Sam Rush looks at the issues involved in the drafting of a tripartite players' contract between the RFU, the clubs and its players.
In recent times rugby union has suffered from any number of false dawns that have had the cumulative effect of stunting its progress as a professional sport. For the players, August 1, 1998 was to be the date, under the terms of the Mayfair Agreement, when the new standard players' contract would be published. The hitherto uneasy relationship between players, clubs and unions would be cured with a document representing the requirements of all sides.
With all the uncertainty in the sport it is no surprise that to date such an agreement has not yet been produced, but as various blueprints for the future structure of rugby union move closer to enactment it will probably not be long before the issue of players' contracts is resolved. In 1997/98, when discussions were originally held, contracts needed to reflect the unique circumstances surrounding the transition from the amateur to the professional game, but 2000 going forward is quite different.
Clauses such as fitness maintenance, attendance at training and abstinence from conflicting sports, although still essential in new contracts, are now merely standard terms and to be expected in agreements between professionals at the peak of the sport. However, it is the sophisticated issues of structuring remuneration, licensing and promotional activities and agreeing termination provisions that are likely to prove crucial in the new era.
In the first part of this review I will take a look at the 'bread and butter' issues of remuneration, benefits, duration and termination of a contract. In the second part I shall discuss image rights, promotional activities, exclusivity and media-related activities.
Naturally, remuneration remains the dominant contractual issue with the complex job of balancing the requirements of the club and the player. For the club, tied by the tight financial constraints of modern rugby union, a remuneration package geared towards payment for performance would be ideal.
A potential structure would involve a base salary, but significant revenue to be derived from appearances, win bonuses and a successful team. In this way, clubs are able to use an incentive to boost players' performances and limit the amount they payout to an unsuccessful side. A player, on the other hand, will be reluctant to sign up to uncertainty and would wish the majority of his money to be guaranteed with additional income to be gained from winning games, titles and perhaps scoring tries or points.
Clubs will also have to agree on their internal pay structure and how they wish to differentiate between differing levels of seniority within their club or the attainment of international honours. Further, they will have to decide how they will address the issue of signing-on fees - given the volatility surrounding the sport, players may well be keen to receive as much of their base salary as possible on signature - and so-called 'loyalty payments' which ensure that players receive a lump-sum payment for seeing out the term of their contract.
The additional benefits included in a contract can often be a 'sweetener' provided by a club to counterbalance the perceived lack of base remuneration to the player. An increasing number of clubs own properties near their ground which can be offered to players as a benefit, but which also have the added advantage of ensuring that they are located within the community.

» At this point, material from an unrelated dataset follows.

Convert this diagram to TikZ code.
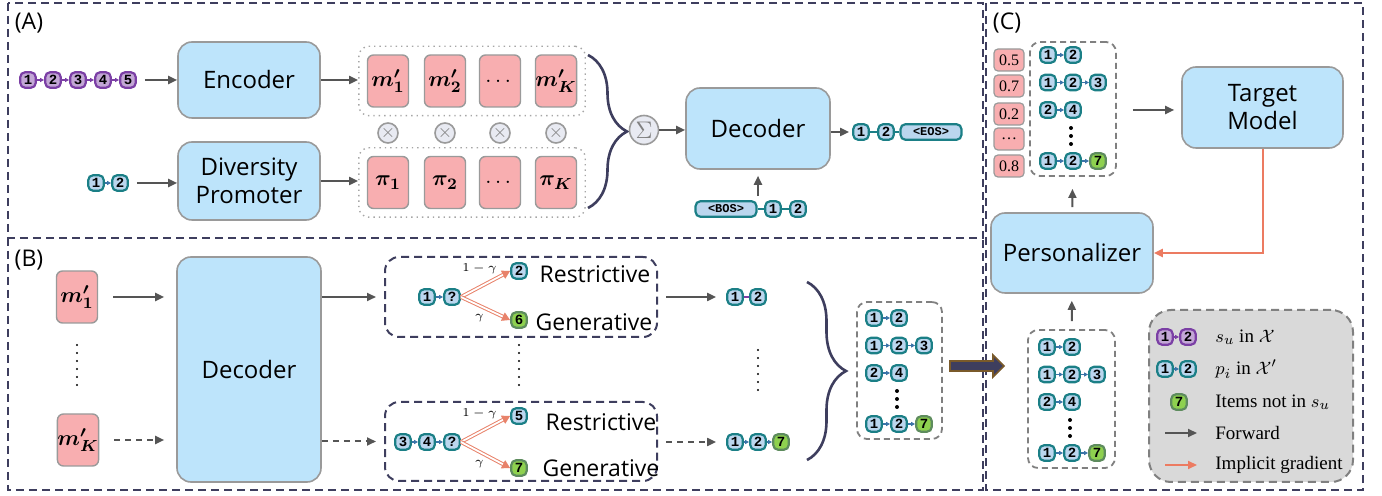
\documentclass[tikz,border=0pt]{standalone}
\usepackage{amsmath,bm}
\usepackage{fontspec}
\setmainfont{Liberation Serif}
\setsansfont{Open Sans}
\setmonofont{Liberation Mono}
\usepackage{tikz}
\usetikzlibrary{positioning,arrows.meta,fit,decorations.pathreplacing}

\definecolor{frame}{HTML}{3E3E5E}
\definecolor{boxblue}{HTML}{BDE4FB}
\definecolor{boxline}{HTML}{9A9A9A}
\definecolor{pinkm}{HTML}{F8AEB0}
\definecolor{tealc}{HTML}{1B7F86}
\definecolor{itemblue}{HTML}{BBD6EE}
\definecolor{purp}{HTML}{7B3FA5}
\definecolor{lav}{HTML}{C3A7D6}
\definecolor{greenf}{HTML}{8ED14F}
\definecolor{greenl}{HTML}{5E8C5E}
\definecolor{arrowg}{HTML}{555555}
\definecolor{linkb}{HTML}{3B74A8}
\definecolor{grad}{HTML}{EC7B61}
\definecolor{redar}{HTML}{E8826A}
\definecolor{legendg}{HTML}{D9D9D9}
\definecolor{brownb}{HTML}{7A5A2A}
\definecolor{opfill}{HTML}{E8EAF2}

\tikzset{
  panel/.style={draw=frame, line width=0.9pt, dash pattern=on 4pt off 2.5pt},
  block/.style={draw=boxline, fill=boxblue, line width=0.8pt, rounded corners=7pt,
    align=center, font=\sffamily\fontsize{12}{14}\selectfont},
  mbox/.style={draw=boxline, fill=pinkm, line width=0.7pt, rounded corners=3pt,
    minimum width=20.5pt, minimum height=26pt, inner sep=0pt, font=\fontsize{11}{12}\selectfont},
  itm/.style={draw=tealc, fill=itemblue, line width=1.1pt, rounded corners=2.5pt,
    minimum size=7.8pt, inner sep=0pt, font=\ttfamily\bfseries\fontsize{7}{7}\selectfont},
  pitm/.style={itm, draw=purp, fill=lav},
  gitm/.style={itm, draw=greenl, fill=greenf},
  tok/.style={itm, minimum width=30.5pt, font=\ttfamily\bfseries\fontsize{6}{6}\selectfont},
  fwd/.style={draw=arrowg, line width=1pt, -{Triangle[length=4.5pt,width=4pt]}},
  lnk/.style={draw=linkb, line width=0.7pt, -{Triangle[length=2pt,width=2pt]}},
  plnk/.style={lnk, draw=purp},
  tln/.style={draw=tealc, line width=1.1pt},
  pln/.style={draw=purp, line width=1.1pt},
  dbl/.style={draw=redar, double=white, line width=0.5pt, double distance=0.9pt,
    -{Triangle[length=4pt,width=4.5pt]}},
  gradl/.style={draw=grad, line width=1pt, -{Triangle[length=4.5pt,width=4pt]}},
  dotbox/.style={draw=gray!70, dotted, line width=0.7pt, rounded corners=5pt, inner sep=4pt},
  brbox/.style={draw=frame, line width=1pt, dash pattern=on 4pt off 2.5pt, rounded corners=7pt},
  lstbox/.style={draw=gray, line width=0.9pt, dash pattern=on 3pt off 2pt, rounded corners=5pt},
  legbox/.style={draw=gray, fill=legendg, line width=1pt, dash pattern=on 4pt off 2.5pt, rounded corners=11pt},
  score/.style={draw=boxline, fill=pinkm, line width=0.6pt, rounded corners=2pt,
    minimum width=15pt, minimum height=11pt, inner sep=0pt, font=\fontsize{8}{8}\selectfont},
  opnode/.style={circle, draw=boxline, fill=opfill, line width=0.8pt, inner sep=0pt},
  dotline/.style={line width=1.2pt, line cap=round, dash pattern=on 0pt off 4pt},
  bigdots/.style={line width=2pt, line cap=round, dash pattern=on 0pt off 4pt},
  brc/.style={decorate, decoration={brace, amplitude=19.5pt}, draw=frame, line width=1.3pt},
  labtxt/.style={font=\sffamily\fontsize{11.5}{13}\selectfont},
  brtxt/.style={font=\sffamily\fontsize{11.5}{14}\selectfont},
  gam/.style={font=\fontsize{6.5}{7}\selectfont, inner sep=0pt},
  legtxt/.style={anchor=west, inner sep=0pt, font=\fontsize{9.5}{11}\selectfont}
}

% list of sequences: prefix, x of first item, y of first row
\newcommand{\seqlist}[3]{%
  \node[itm] (#1a1) at (#2,#3) {1};
  \node[itm] (#1a2) at (#2+25,#3) {2};
  \node[itm] (#1b1) at (#2,#3+27.5) {1};
  \node[itm] (#1b2) at (#2+25,#3+27.5) {2};
  \node[itm] (#1b3) at (#2+50,#3+27.5) {3};
  \node[itm] (#1c1) at (#2,#3+55) {2};
  \node[itm] (#1c2) at (#2+25,#3+55) {4};
  \node[itm] (#1d1) at (#2,#3+106) {1};
  \node[itm] (#1d2) at (#2+25,#3+106) {2};
  \node[gitm] (#1d3) at (#2+50,#3+106) {7};
  \draw[lnk] (#1a1) -- (#1a2);
  \draw[lnk] (#1b1) -- (#1b2);
  \draw[lnk] (#1b2) -- (#1b3);
  \draw[lnk] (#1c1) -- (#1c2);
  \draw[lnk] (#1d1) -- (#1d2);
  \draw[lnk] (#1d2) -- (#1d3);
  \draw[bigdots] (#2+23,#3+73) -- (#2+23,#3+90);
}

\begin{document}
\begin{tikzpicture}[x=0.5pt, y=-0.5pt]
  \useasboundingbox (0,0) rectangle (1382,496);

  % panels
  \draw[panel] (8,3) rectangle (983,238);
  \draw[panel] (8,238) -- (8,490) -- (983,490) -- (983,238);
  \draw[panel] (986,3) rectangle (1363,490);
  \node[labtxt] (la) at (29,23) {(A)};
  \node[labtxt] (lb) at (29,260) {(B)};
  \node[labtxt] (lc) at (1007,23) {(C)};

  % (A) encoder and diversity promoter
  \foreach \i in {1,...,5}
    \node[pitm] (s\i) at ({3+25*\i},80) {\i};
  \foreach \i [remember=\i as \p (initially 1)] in {2,...,5}
    \draw[plnk] (s\p) -- (s\i);
  \node[itm] (t1) at (96,183) {1};
  \node[itm] (t2) at (120,183) {2};
  \draw[lnk] (t1) -- (t2);

  \node[block, minimum width=71pt, minimum height=38pt] (enc) at (249,80) {Encoder};
  \node[block, minimum width=71pt, minimum height=39pt] (dp) at (249,181) {Diversity\\Promoter};
  \draw[fwd, shorten <=4pt] (s5) -- (enc.west |- s5);
  \draw[fwd, shorten <=4pt] (t2) -- (dp.west |- t2);

  \node[mbox] (m1) at (388,81) {$\bm{m'_1}$};
  \node[mbox] (m2) at (445,81) {$\bm{m'_2}$};
  \node[mbox] (m3) at (500,81) {$\dots$};
  \node[mbox] (m4) at (556,81) {$\bm{m'_K}$};
  \node[dotbox, fit=(m1)(m4)] (mrow) {};
  \node[mbox] (p1) at (388,182.5) {$\bm{\pi_1}$};
  \node[mbox] (p2) at (445,182.5) {$\bm{\pi_2}$};
  \node[mbox] (p3) at (500,182.5) {$\dots$};
  \node[mbox] (p4) at (556,182.5) {$\bm{\pi_K}$};
  \node[dotbox, fit=(p1)(p4)] (prow) {};
  \foreach \i in {1,...,4}
    \node[opnode, minimum size=10pt, text=gray, font=\small] (x\i) at (m\i |- 0,133) {$\times$};
  \draw[fwd] (enc) -- (mrow.west |- enc);
  \draw[fwd] (dp) -- (prow.west |- dp);

  \draw[brc] (588,55) -- (588,208);
  \node[opnode, minimum size=14.5pt, text=gray, font=\large] (sig) at (644,130) {$\Sigma$};
  \node[block, minimum width=72pt, minimum height=40.5pt] (dec1) at (758,128.5) {Decoder};
  \draw[fwd] (sig) -- (dec1.west |- sig);

  \node[itm] (o1) at (861,132) {1};
  \node[itm] (o2) at (886,132) {2};
  \node[tok] (eos) at (931,132) {<EOS>};
  \draw[tln] (o1) -- (o2);
  \draw[tln] (o2) -- (eos);
  \draw[fwd, shorten >=1.5pt] (dec1.east |- o1) -- (o1);

  \node[tok] (bos) at (726,209) {<BOS>};
  \node[itm] (b1) at (773,209) {1};
  \node[itm] (b2) at (798,209) {2};
  \draw[tln] (bos) -- (b1);
  \draw[tln] (b1) -- (b2);
  \draw[fwd, shorten <=2pt, shorten >=3pt] (dec1.south |- bos.north) -- (dec1.south);

  % (B) decoding with restrictive / generative branches
  \node[mbox] (k1) at (77,297) {$\bm{m'_1}$};
  \node[mbox] (kk) at (78,440) {$\bm{m'_K}$};
  \draw[dotline] (77,345) -- (77,387);
  \node[block, minimum width=72pt, minimum height=112.5pt] (dec2) at (249,369.5) {Decoder};
  \draw[fwd, shorten <=7.5pt, shorten >=6pt] (k1) -- (dec2.west |- k1);
  \draw[fwd, dash pattern=on 3pt off 2.5pt, shorten <=7.5pt, shorten >=6pt] (kk) -- (dec2.west |- kk);

  \node[brbox, minimum width=136pt, minimum height=40pt] (br1) at (521,297) {};
  \node[brbox, minimum width=136pt, minimum height=39.5pt] (br2) at (521,441.5) {};
  \draw[fwd, shorten >=4pt] (dec2.east |- br1) -- (br1);
  \draw[fwd, dash pattern=on 3pt off 2.5pt, shorten >=4pt] (dec2.east |- br2) -- (br2);

  \node[itm] (a1) at (427,297) {1};
  \node[itm] (q1) at (452,297) {?};
  \draw[lnk] (a1) -- (q1);
  \node[itm] (r1) at (519,271) {2};
  \node[gitm] (g1) at (519,320) {6};
  \draw[dbl] (q1.east) -- node[gam, above=5pt, xshift=-3pt] {$1-\gamma$} (r1.west);
  \draw[dbl] (q1.east) -- node[gam, below=2.5pt, xshift=-3pt] {$\gamma$} (g1.west);
  \node[brtxt] (rt1) at (595,274) {Restrictive};
  \node[brtxt] (gt1) at (594,322) {Generative};

  \node[itm] (a3) at (403,442) {3};
  \node[itm] (a4) at (427,442) {4};
  \node[itm] (q2) at (452,442) {?};
  \draw[lnk] (a3) -- (a4);
  \draw[lnk] (a4) -- (q2);
  \node[itm] (r2) at (519,416) {5};
  \node[gitm] (g2) at (519,468) {7};
  \draw[dbl] (q2.east) -- node[gam, above=5pt, xshift=-3pt] {$1-\gamma$} (r2.west);
  \draw[dbl] (q2.east) -- node[gam, below=2.5pt, xshift=-3pt] {$\gamma$} (g2.west);
  \node[brtxt] (rt2) at (601,422) {Restrictive};
  \node[brtxt] (gt2) at (601,468) {Generative};
  \draw[dotline] (519,345) -- (519,387);

  \node[itm] (u1) at (735,297) {1};
  \node[itm] (u2) at (758,297) {2};
  \draw[pln] (u1) -- (u2);
  \node[itm] (v1) at (735,442) {1};
  \node[itm] (v2) at (758,442) {2};
  \node[gitm] (v3) at (781,442) {7};
  \draw[lnk] (v1) -- (v2);
  \draw[lnk] (v2) -- (v3);
  \draw[dotline] (758,350) -- (758,393);
  \draw[fwd, shorten <=4pt, shorten >=5pt] (br1.east |- u1) -- (u1);
  \draw[fwd, dash pattern=on 3pt off 2.5pt, shorten <=4pt, shorten >=5pt] (br2.east |- v1) -- (v1);

  \draw[brc] (807,282) -- (807,460);
  \node[lstbox, minimum width=42.5pt, minimum height=68.5pt] (lstb) at (899.5,370.5) {};
  \seqlist{b}{874}{318}

  % fat arrow into (C)
  \draw[draw=brownb, fill=frame, line width=0.8pt, line join=miter]
    (950,361) -- (993,361) -- (993,355) -- (1004,366) -- (993,377) -- (993,371) -- (950,371) -- cycle;

  % (C) personalizer and target model
  \foreach \y/\v [count=\i] in {60/0.5, 86/0.7, 114/0.2, 139/\ldots, 166/0.8}
    \node[score] (sc\i) at (1009,\y) {\v};
  \node[lstbox, minimum width=43pt, minimum height=67pt] (lstc) at (1073,109) {};
  \seqlist{c}{1048}{55}
  \node[block, minimum width=80.5pt, minimum height=40.5pt] (tm) at (1262.5,107.5) {Target\\Model};
  \draw[fwd, shorten <=8pt, shorten >=3.5pt] (lstc.east |- 0,110) -- (tm.west |- 0,110);

  \node[block, minimum width=81pt, minimum height=40pt] (pers) at (1072,253) {Personalizer};
  \draw[fwd, shorten <=2.5pt, shorten >=6pt] (pers) -- (lstc);
  \draw[gradl] (tm.south) |- (pers.east);

  \node[lstbox, minimum width=43.5pt, minimum height=69pt] (lstd) at (1071.5,399) {};
  \seqlist{d}{1047}{347}
  \draw[fwd, shorten <=4pt, shorten >=3.5pt] (lstd) -- (pers);

  % legend
  \node[legbox, minimum width=102pt, minimum height=86pt] (leg) at (1251,396) {};
  \node[pitm] (l1) at (1165,337) {1};
  \node[pitm] (l2) at (1188,337) {2};
  \draw[plnk] (l1) -- (l2);
  \node[itm] (l3) at (1165,369) {1};
  \node[itm] (l4) at (1188,369) {2};
  \draw[lnk] (l3) -- (l4);
  \node[gitm] (l5) at (1179,402) {7};
  \coordinate (f1) at (1165,433);
  \coordinate (f2) at (1197,433);
  \coordinate (e1) at (1165,465);
  \coordinate (e2) at (1197,465);
  \draw[fwd] (f1) -- (f2);
  \draw[gradl] (e1) -- (e2);
  \node[legtxt] (lt1) at (1215,337) {$s_u$ in $\mathcal{X}$};
  \node[legtxt] (lt2) at (1215,369) {$p_i$ in $\mathcal{X}'$};
  \node[legtxt] (lt3) at (1215,402) {Items not in $s_u$};
  \node[legtxt] (lt4) at (1215,433) {Forward};
  \node[legtxt] (lt5) at (1215,465) {Implicit gradient};
\end{tikzpicture}
\end{document}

Equally, the provision of a club car is expected, but each party will need to be aware of their responsibilities. The player will want the club to cover the majority of the costs of its upkeep, but the clubs will want protection against any potential misdemeanours. With the changing corporate structure of clubs, there is now the opportunity to offer shares rather than cash, with the incentive that a successful season and its connected spin-offs are likely to lead to an increase in the worth of the stock.
Duration and termination
For both player and club, agreeing on the term of the relationship is a gamble. Clubs want to ensure they have the player on their books for long enough to exploit his potential and avoid losing an individual in his prime, but they do not want to continue paying a player who is unlikely to make a contribution to the team.
Meanwhile, a player must ensure that he is guaranteed to earn a living for a lengthy period of time and be protected against loss of form and injury, but he does not want to be tied to a team where either his first-team opportunities are limited and he has the chance of playing elsewhere, or the team is unsuccessful and superior clubs are keen to enlist his talents.
Incorporating additional termination provisions in an agreement may prove the solution to this conundrum, but that can also be risky. For players, it may not be wise to provide their club with the opportunity to release them during the duration of their contract and for clubs they are likely to resist any attempt from their players to escape before time, although in some circumstances they may consent to a provision allowing a player to leave if the club is relegated from their current league.
However, traditional termination provisions should be included in any contract and the clubs will want to have the power to dismiss a player for gross misconduct and fundamental breach. In the case of fundamental breach, the club may have a choice as to how it wishes to proceed. It could either terminate the contract with immediate effect or, if there is a fundamental breach by a player wishing to transfer to another club without the consent of his current employer, they could still play the player but refuse to assign any duties to him. Given the current playing field, the player will want the opportunity to terminate the agreement should the club become bankrupt or fall into receivership.